Directions » Output the material exactly, but drop every image it holds.

------ Raw data ------

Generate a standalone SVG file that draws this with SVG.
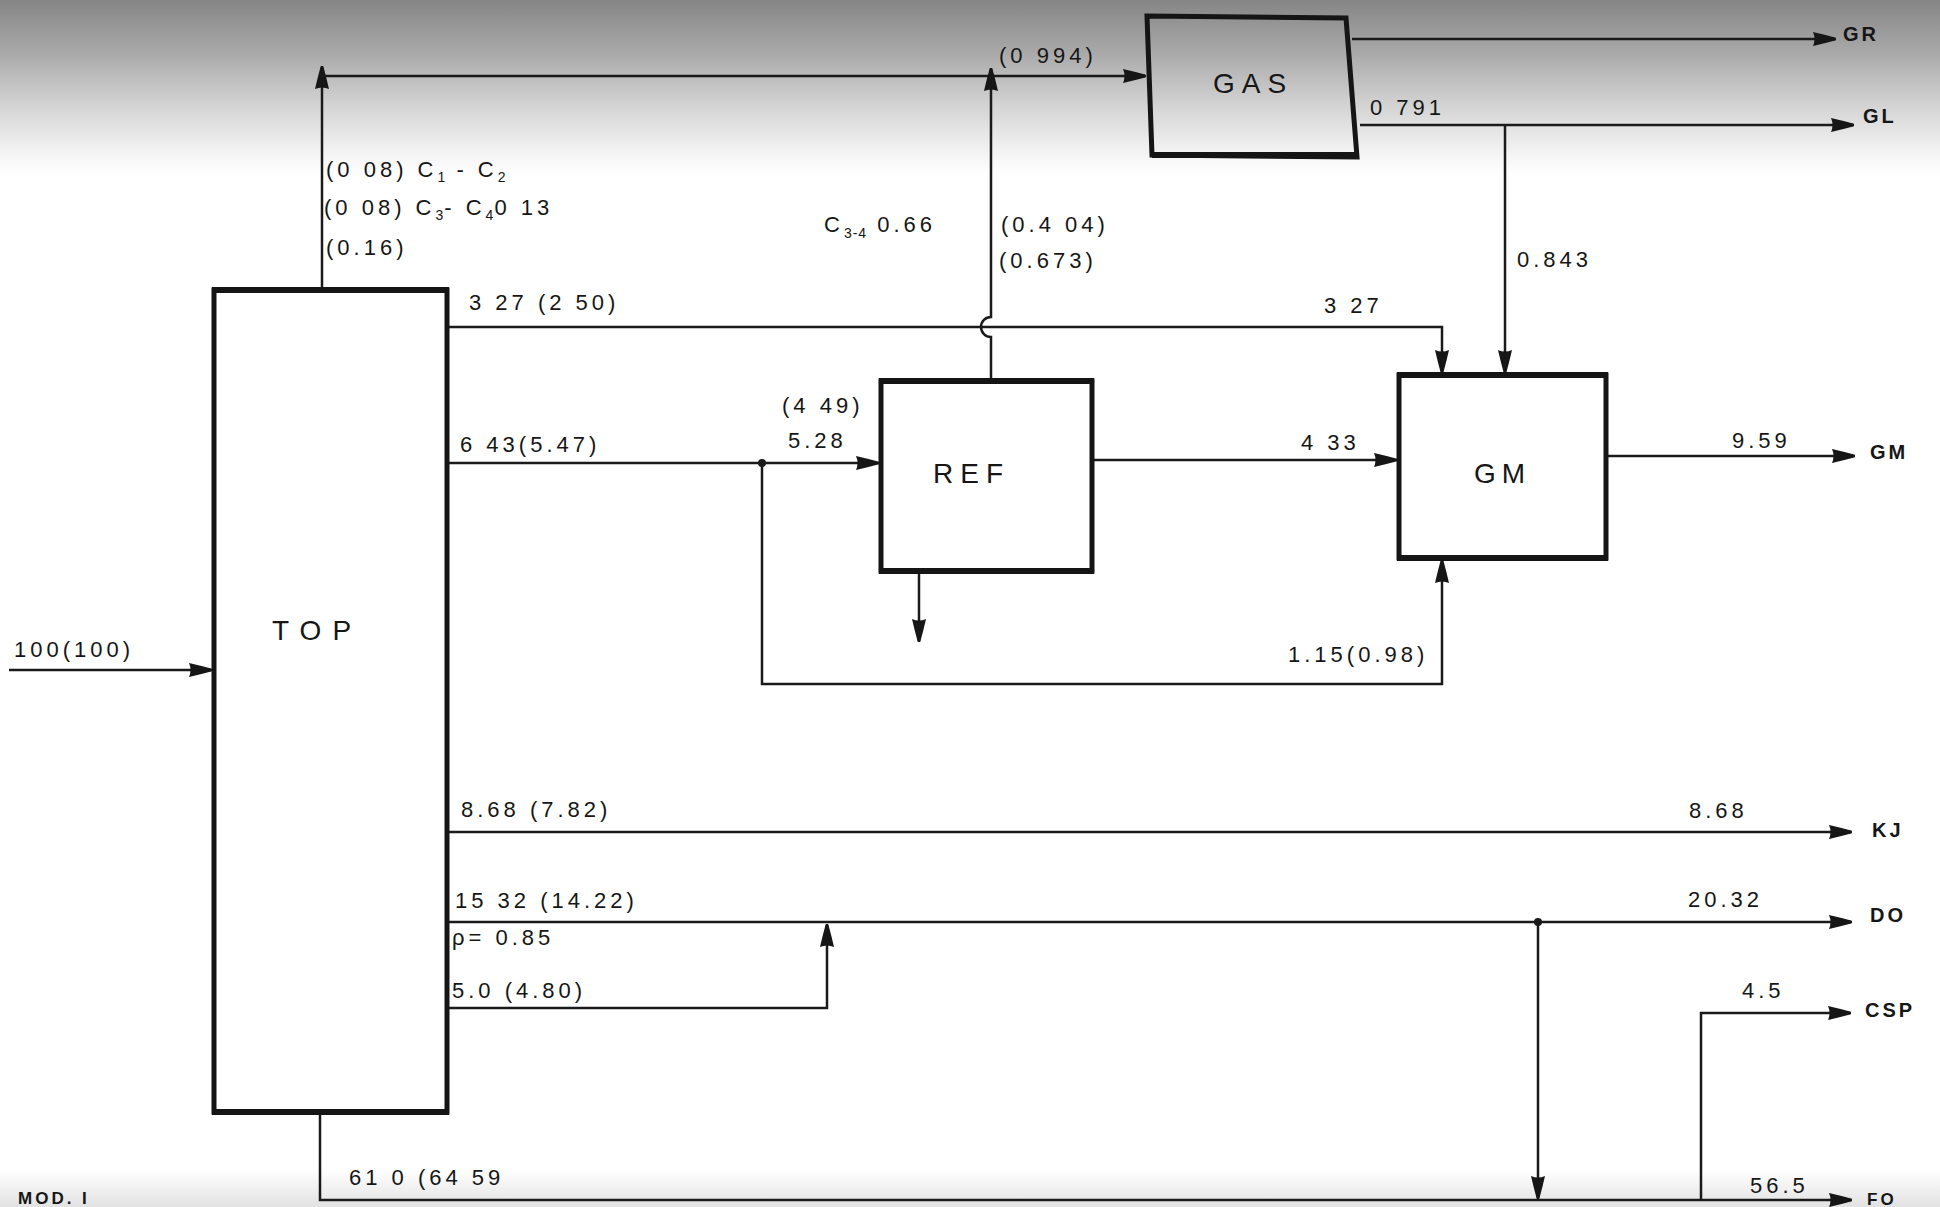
<svg xmlns="http://www.w3.org/2000/svg" width="1940" height="1207" viewBox="0 0 1940 1207">
<defs>
  <linearGradient id="bgTop" x1="0" y1="0" x2="0" y2="1">
    <stop offset="0" stop-color="#858585"/>
    <stop offset="0.3" stop-color="#a9a9a9"/>
    <stop offset="0.6" stop-color="#d3d3d3"/>
    <stop offset="0.85" stop-color="#f1f1f1"/>
    <stop offset="1" stop-color="#ffffff"/>
  </linearGradient>
  <linearGradient id="bgBot" x1="0" y1="0" x2="0" y2="1">
    <stop offset="0" stop-color="#ffffff"/>
    <stop offset="1" stop-color="#e2e2e2"/>
  </linearGradient>
  <marker id="arr" viewBox="0 0 24 16" refX="23" refY="8" markerWidth="24" markerHeight="16" markerUnits="userSpaceOnUse" orient="auto">
    <path d="M0,1 Q11,3.5 22,6.5 Q24,8 22,9.5 Q11,12.5 0,15 Q3,8 0,1 Z" fill="#161616"/>
  </marker>
  <style>
    .box { fill: none; stroke: #151515; stroke-width: 5; stroke-linejoin: miter; }
    .edge { fill: none; stroke: #151515; stroke-width: 6; }
    .ca { fill: none; stroke: #1a1a1a; stroke-width: 2.5; marker-end: url(#arr); }
    .dot { fill: #1a1a1a; }
    .lbl { font-family: "Liberation Sans", Arial, sans-serif; font-size: 22px; letter-spacing: 4px; fill: #161616; }
    .sub { font-size: 14px; letter-spacing: 1px; }
    .node { font-family: "Liberation Sans", Arial, sans-serif; font-size: 28px; fill: #161616; }
    .out { font-family: "Liberation Sans", Arial, sans-serif; font-size: 20px; font-weight: bold; letter-spacing: 3px; fill: #161616; }
  </style>
</defs>

<rect x="0" y="0" width="1940" height="1207" fill="#ffffff"/>
<rect x="0" y="0" width="1940" height="175" fill="url(#bgTop)"/>
<rect x="0" y="1170" width="1940" height="37" fill="url(#bgBot)"/>

<g id="connectors">
  <path class="ca" d="M9,670 H212"/>
  <path class="ca" d="M322,290 V66"/>
  <path class="ca" d="M322,76 H1146"/>
  <path class="ca" d="M991,381 V337 A10,10 0 0 1 991,317 V68"/>
  <path class="ca" d="M1352,39 H1836"/>
  <path class="ca" d="M1360,125 H1854"/>
  <path class="ca" d="M1505,125 V373"/>
  <path class="ca" d="M447,327 H1442 V373"/>
  <path class="ca" d="M447,463 H879"/>
  <path class="ca" d="M762,463 V684 H1442 V560"/>
  <path class="ca" d="M919,571 V642"/>
  <path class="ca" d="M1092,460 H1397"/>
  <path class="ca" d="M1606,456 H1855"/>
  <path class="ca" d="M447,832 H1852"/>
  <path class="ca" d="M447,922 H1852"/>
  <path class="ca" d="M447,1008 H827 V924"/>
  <path class="ca" d="M1538,922 V1199"/>
  <path class="ca" d="M320,1112 V1200 H1852"/>
  <path class="ca" d="M1701,1200 V1013 H1851"/>
  <circle class="dot" cx="762" cy="463" r="4"/>
  <circle class="dot" cx="1538" cy="922" r="4"/>
</g>

<g id="node-top">
  <rect class="box" x="214" y="290" width="233" height="822"/>
  <path class="edge" d="M212,290 H449 M212,1112 H449"/>
  <text class="node" x="272" y="640" style="letter-spacing:11px">TOP</text>
</g>

<g id="node-gas">
  <polygon class="box" points="1147,16 1346,18 1357,157 1152,155"/>
  <path class="edge" d="M1152,155 H1358"/>
  <text class="node" x="1213" y="93" style="letter-spacing:7px">GAS</text>
</g>

<g id="node-ref">
  <rect class="box" x="881" y="381" width="211" height="190"/>
  <path class="edge" d="M879,381 H1094 M879,571 H1094"/>
  <text class="node" x="933" y="483" style="letter-spacing:7px">REF</text>
</g>

<g id="node-gm">
  <rect class="box" x="1399" y="375" width="207" height="183"/>
  <path class="edge" d="M1397,375 H1608 M1397,558 H1608"/>
  <text class="node" x="1474" y="483" style="letter-spacing:6px">GM</text>
</g>

<g id="labels">
  <text class="lbl" x="14" y="657">100(100)</text>
  <text class="lbl" x="999" y="63">(0 994)</text>
  <text class="lbl" x="326" y="177">(0 08) C<tspan class="sub" dy="5">1</tspan><tspan dy="-5"> - C</tspan><tspan class="sub" dy="5">2</tspan></text>
  <text class="lbl" x="324" y="215">(0 08) C<tspan class="sub" dy="5">3</tspan><tspan dy="-5">- C</tspan><tspan class="sub" dy="5">4</tspan><tspan dy="-5">0 13</tspan></text>
  <text class="lbl" x="326" y="255">(0.16)</text>
  <text class="lbl" x="824" y="232">C<tspan class="sub" dy="6">3-4</tspan><tspan dy="-6"> 0.66</tspan></text>
  <text class="lbl" x="1001" y="232">(0.4 04)</text>
  <text class="lbl" x="999" y="268">(0.673)</text>
  <text class="lbl" x="1370" y="115">0 791</text>
  <text class="lbl" x="1517" y="267">0.843</text>
  <text class="lbl" x="469" y="310">3 27 (2 50)</text>
  <text class="lbl" x="1324" y="313">3 27</text>
  <text class="lbl" x="782" y="413">(4 49)</text>
  <text class="lbl" x="788" y="448">5.28</text>
  <text class="lbl" x="460" y="452">6 43(5.47)</text>
  <text class="lbl" x="1301" y="450">4 33</text>
  <text class="lbl" x="1732" y="448">9.59</text>
  <text class="lbl" x="1288" y="662">1.15(0.98)</text>
  <text class="lbl" x="461" y="817">8.68 (7.82)</text>
  <text class="lbl" x="1689" y="818">8.68</text>
  <text class="lbl" x="455" y="908">15 32 (14.22)</text>
  <text class="lbl" x="452" y="945">ρ= 0.85</text>
  <text class="lbl" x="1688" y="907">20.32</text>
  <text class="lbl" x="452" y="998">5.0 (4.80)</text>
  <text class="lbl" x="1742" y="998">4.5</text>
  <text class="lbl" x="349" y="1185">61 0 (64 59</text>
  <text class="lbl" x="1750" y="1193">56.5</text>
  <text class="out" x="18" y="1204" style="font-size:17px">MOD. I</text>
</g>

<g id="outputs">
  <text class="out" x="1843" y="41">GR</text>
  <text class="out" x="1863" y="123">GL</text>
  <text class="out" x="1870" y="459">GM</text>
  <text class="out" x="1872" y="837">KJ</text>
  <text class="out" x="1870" y="922">DO</text>
  <text class="out" x="1865" y="1017">CSP</text>
  <text class="out" x="1867" y="1205" style="font-size:17px">FO</text>
</g>
</svg>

------

Final result »
Generate a standalone SVG file that draws this with SVG.
<svg xmlns="http://www.w3.org/2000/svg" width="1940" height="1207" viewBox="0 0 1940 1207">
<defs>
  <linearGradient id="bgTop" x1="0" y1="0" x2="0" y2="1">
    <stop offset="0" stop-color="#858585"/>
    <stop offset="0.3" stop-color="#a9a9a9"/>
    <stop offset="0.6" stop-color="#d3d3d3"/>
    <stop offset="0.85" stop-color="#f1f1f1"/>
    <stop offset="1" stop-color="#ffffff"/>
  </linearGradient>
  <linearGradient id="bgBot" x1="0" y1="0" x2="0" y2="1">
    <stop offset="0" stop-color="#ffffff"/>
    <stop offset="1" stop-color="#e2e2e2"/>
  </linearGradient>
  <marker id="arr" viewBox="0 0 24 16" refX="23" refY="8" markerWidth="24" markerHeight="16" markerUnits="userSpaceOnUse" orient="auto">
    <path d="M0,1 Q11,3.5 22,6.5 Q24,8 22,9.5 Q11,12.5 0,15 Q3,8 0,1 Z" fill="#161616"/>
  </marker>
  <style>
    .box { fill: none; stroke: #151515; stroke-width: 5; stroke-linejoin: miter; }
    .edge { fill: none; stroke: #151515; stroke-width: 6; }
    .ca { fill: none; stroke: #1a1a1a; stroke-width: 2.5; marker-end: url(#arr); }
    .dot { fill: #1a1a1a; }
    .lbl { font-family: "Liberation Sans", Arial, sans-serif; font-size: 22px; letter-spacing: 4px; fill: #161616; }
    .sub { font-size: 14px; letter-spacing: 1px; }
    .node { font-family: "Liberation Sans", Arial, sans-serif; font-size: 28px; fill: #161616; }
    .out { font-family: "Liberation Sans", Arial, sans-serif; font-size: 20px; font-weight: bold; letter-spacing: 3px; fill: #161616; }
  </style>
</defs>

<rect x="0" y="0" width="1940" height="1207" fill="#ffffff"/>
<rect x="0" y="0" width="1940" height="175" fill="url(#bgTop)"/>
<rect x="0" y="1170" width="1940" height="37" fill="url(#bgBot)"/>

<g id="connectors">
  <path class="ca" d="M9,670 H212"/>
  <path class="ca" d="M322,290 V66"/>
  <path class="ca" d="M322,76 H1146"/>
  <path class="ca" d="M991,381 V337 A10,10 0 0 1 991,317 V68"/>
  <path class="ca" d="M1352,39 H1836"/>
  <path class="ca" d="M1360,125 H1854"/>
  <path class="ca" d="M1505,125 V373"/>
  <path class="ca" d="M447,327 H1442 V373"/>
  <path class="ca" d="M447,463 H879"/>
  <path class="ca" d="M762,463 V684 H1442 V560"/>
  <path class="ca" d="M919,571 V642"/>
  <path class="ca" d="M1092,460 H1397"/>
  <path class="ca" d="M1606,456 H1855"/>
  <path class="ca" d="M447,832 H1852"/>
  <path class="ca" d="M447,922 H1852"/>
  <path class="ca" d="M447,1008 H827 V924"/>
  <path class="ca" d="M1538,922 V1199"/>
  <path class="ca" d="M320,1112 V1200 H1852"/>
  <path class="ca" d="M1701,1200 V1013 H1851"/>
  <circle class="dot" cx="762" cy="463" r="4"/>
  <circle class="dot" cx="1538" cy="922" r="4"/>
</g>

<g id="node-top">
  <rect class="box" x="214" y="290" width="233" height="822"/>
  <path class="edge" d="M212,290 H449 M212,1112 H449"/>
  <text class="node" x="272" y="640" style="letter-spacing:11px">TOP</text>
</g>

<g id="node-gas">
  <polygon class="box" points="1147,16 1346,18 1357,157 1152,155"/>
  <path class="edge" d="M1152,155 H1358"/>
  <text class="node" x="1213" y="93" style="letter-spacing:7px">GAS</text>
</g>

<g id="node-ref">
  <rect class="box" x="881" y="381" width="211" height="190"/>
  <path class="edge" d="M879,381 H1094 M879,571 H1094"/>
  <text class="node" x="933" y="483" style="letter-spacing:7px">REF</text>
</g>

<g id="node-gm">
  <rect class="box" x="1399" y="375" width="207" height="183"/>
  <path class="edge" d="M1397,375 H1608 M1397,558 H1608"/>
  <text class="node" x="1474" y="483" style="letter-spacing:6px">GM</text>
</g>

<g id="labels">
  <text class="lbl" x="14" y="657">100(100)</text>
  <text class="lbl" x="999" y="63">(0 994)</text>
  <text class="lbl" x="326" y="177">(0 08) C<tspan class="sub" dy="5">1</tspan><tspan dy="-5"> - C</tspan><tspan class="sub" dy="5">2</tspan></text>
  <text class="lbl" x="324" y="215">(0 08) C<tspan class="sub" dy="5">3</tspan><tspan dy="-5">- C</tspan><tspan class="sub" dy="5">4</tspan><tspan dy="-5">0 13</tspan></text>
  <text class="lbl" x="326" y="255">(0.16)</text>
  <text class="lbl" x="824" y="232">C<tspan class="sub" dy="6">3-4</tspan><tspan dy="-6"> 0.66</tspan></text>
  <text class="lbl" x="1001" y="232">(0.4 04)</text>
  <text class="lbl" x="999" y="268">(0.673)</text>
  <text class="lbl" x="1370" y="115">0 791</text>
  <text class="lbl" x="1517" y="267">0.843</text>
  <text class="lbl" x="469" y="310">3 27 (2 50)</text>
  <text class="lbl" x="1324" y="313">3 27</text>
  <text class="lbl" x="782" y="413">(4 49)</text>
  <text class="lbl" x="788" y="448">5.28</text>
  <text class="lbl" x="460" y="452">6 43(5.47)</text>
  <text class="lbl" x="1301" y="450">4 33</text>
  <text class="lbl" x="1732" y="448">9.59</text>
  <text class="lbl" x="1288" y="662">1.15(0.98)</text>
  <text class="lbl" x="461" y="817">8.68 (7.82)</text>
  <text class="lbl" x="1689" y="818">8.68</text>
  <text class="lbl" x="455" y="908">15 32 (14.22)</text>
  <text class="lbl" x="452" y="945">ρ= 0.85</text>
  <text class="lbl" x="1688" y="907">20.32</text>
  <text class="lbl" x="452" y="998">5.0 (4.80)</text>
  <text class="lbl" x="1742" y="998">4.5</text>
  <text class="lbl" x="349" y="1185">61 0 (64 59</text>
  <text class="lbl" x="1750" y="1193">56.5</text>
  <text class="out" x="18" y="1204" style="font-size:17px">MOD. I</text>
</g>

<g id="outputs">
  <text class="out" x="1843" y="41">GR</text>
  <text class="out" x="1863" y="123">GL</text>
  <text class="out" x="1870" y="459">GM</text>
  <text class="out" x="1872" y="837">KJ</text>
  <text class="out" x="1870" y="922">DO</text>
  <text class="out" x="1865" y="1017">CSP</text>
  <text class="out" x="1867" y="1205" style="font-size:17px">FO</text>
</g>
</svg>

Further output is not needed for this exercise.